- Official poster
- Directed by: Sanjay Jadhav
- Produced by: Sanjay Kukreja; Suraj Singh; Deepak Pandurang Rane;
- Starring: Abhay Mahajan; Deepti Sati; Mayur More; Shubhangi Tamble; Mehul Jangli; Kamesh; Sanika Ghaises; Rutuja Kulkarni;
- Cinematography: Vijay Soni
- Edited by: Apurva Motiwale
- Music by: Amitraj; Pankajj Padghan;
- Release date: 7 February 2019;
- Country: India
- Language: Marathi

= Luckee =

Luckee is a 2019 Indian Marathi-language romantic comedy film directed by Sanjay Jadhav. It stars Abhay Mahajan and Deepti Sati in lead roles. It is being produced by Sanjay Kukreja & Suraj Singh's Blive Productions & Music and Deepak Pandurang Rane's Dreaming 24/7 entertainment. It is confirmed for release on 7 February 2019.

This film revolving around four friends is set to make you jump on your feet with laughter, push you back with a little 'aww' for our lead Luckee.

==Plot==

A 21-year-old comes from a humble background and is ironically named Luckee.
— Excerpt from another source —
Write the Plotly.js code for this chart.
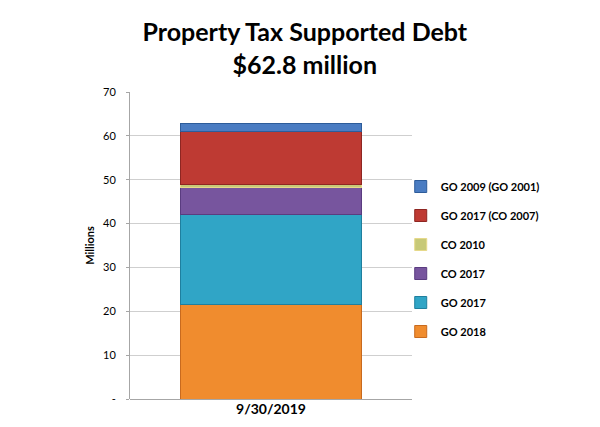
<!DOCTYPE html>
<html><head><meta charset="utf-8">
<script src="https://cdn.plot.ly/plotly-3.0.1.min.js"></script>
<style>html,body{margin:0;padding:0;background:#fff}#chart{width:600px;height:427px}</style>
</head><body><div id="chart"></div>
<script>
const categories = ["9/30/2019"];
const seriesNames = ["GO 2018", "GO 2017", "CO 2017", "CO 2010", "GO 2017 (CO 2007)", "GO 2009 (GO 2001)"];
const go2018 = [21.6];
const go2017 = [20.4];
const co2017 = [6.3];
const co2010 = [0.7];
const go2017co2007 = [12.1];
const go2009go2001 = [1.7];
const tickVals = [0, 10, 20, 30, 40, 50, 60, 70];
const tickLabels = ["-", "10", "20", "30", "40", "50", "60", "70"];

const seriesValues = [go2018, go2017, co2017, co2010, go2017co2007, go2009go2001];
const colors = ["#F08C2E", "#30A5C6", "#77559E", "#C7C978", "#BE3A33", "#4A7CC2"];
const lineColors = ["#C86A1E", "#1F7F9E", "#5A3C80", "#E6D98A", "#8E2622", "#2D5C9A"];

const traces = seriesNames.map((n, i) => ({
  type: "bar", name: "<b>" + n + "</b>", x: categories, y: seriesValues[i],
  marker: {color: colors[i], line: {color: lineColors[i], width: 1}},
  width: 0.64, legendgroup: "g" + i, legendrank: 100 - i, hoverinfo: "name+y"
}));

const layout = {
  width: 600, height: 427,
  margin: {l: 130, r: 188, t: 92, b: 28},
  barmode: "stack",
  paper_bgcolor: "#fff", plot_bgcolor: "#fff",
  font: {family: "Lato, 'Open Sans', sans-serif", color: "#000"},
  title: {text: "<b>Property Tax Supported Debt<br>$62.8 million</b>", x: 0.508, xanchor: "center", y: 0.903, yanchor: "top",
          font: {size: 25, family: "Lato, sans-serif", color: "#000"}},
  xaxis: {tickfont: {size: 14, family: "Lato, sans-serif"}, showline: false, ticks: "", tickprefix: "<b>", ticksuffix: "</b>"},
  yaxis: {range: [0, 70], tickvals: tickVals, ticktext: tickLabels, tickfont: {size: 11, family: "Lato, sans-serif"},
          tickprefix: "<b>", ticksuffix: "</b>",
          showgrid: true, gridcolor: "#cfcfcf", gridwidth: 1, showline: true, linecolor: "#a6a6a6", linewidth: 1,
          ticks: "outside", ticklen: 3, tickcolor: "#a6a6a6", ticklabelstandoff: 8, zeroline: true, zerolinecolor: "#a6a6a6",
          title: {text: "<b>Millions</b>", font: {size: 11, family: "Lato, sans-serif"}, standoff: 6}},
  legend: {x: 0.96, xanchor: "left", y: 0.456, yanchor: "middle", traceorder: "grouped", tracegroupgap: 10,
           font: {size: 11, family: "Lato, sans-serif"}, itemwidth: 30, bgcolor: "rgba(0,0,0,0)"},
  showlegend: true
};
Plotly.newPlot("chart", traces, layout, {displayModeBar: false, staticPlot: true});
</script></body></html>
He indeed is Luckee but mind you, he is Lucky for people around him. Very naturally, despite being friends with a majority of the girls in his college, he can't get ahead, "the friend-zoned for life" tag! He has a crush on Jiya and continues to hunt for chances to impress his lady-love. But, life is never too easy for Luckee. Amidst Luckee's daily struggles to woo her, college announces its annual trip. On the tour group, there is Jiya, Luckee's love interest. What happens during the college's annual trip forms the crux of the story.

== Cast ==
- Abhay Mahajan as Luckee
- Deepti Sati as Jiya
- Mayur More as Sanket
- Shubhangi Tamble as Shruti
- Mehul Jangli as Gaurav
- Kamesh as Nikhil
- Sanika Ghaises as Prachi
- Rutuja Kulkarni as Rutuja

== Production ==
Principal photography on the film began in September 2017 and wrapped up in April 2018. It is confirmed for release on 7 February 2019.

== Marketing and release ==
The first look official poster of the film released on 3 July 2018 and announced a release date of 7 December 2018. Which later got changed to 7 February 2019.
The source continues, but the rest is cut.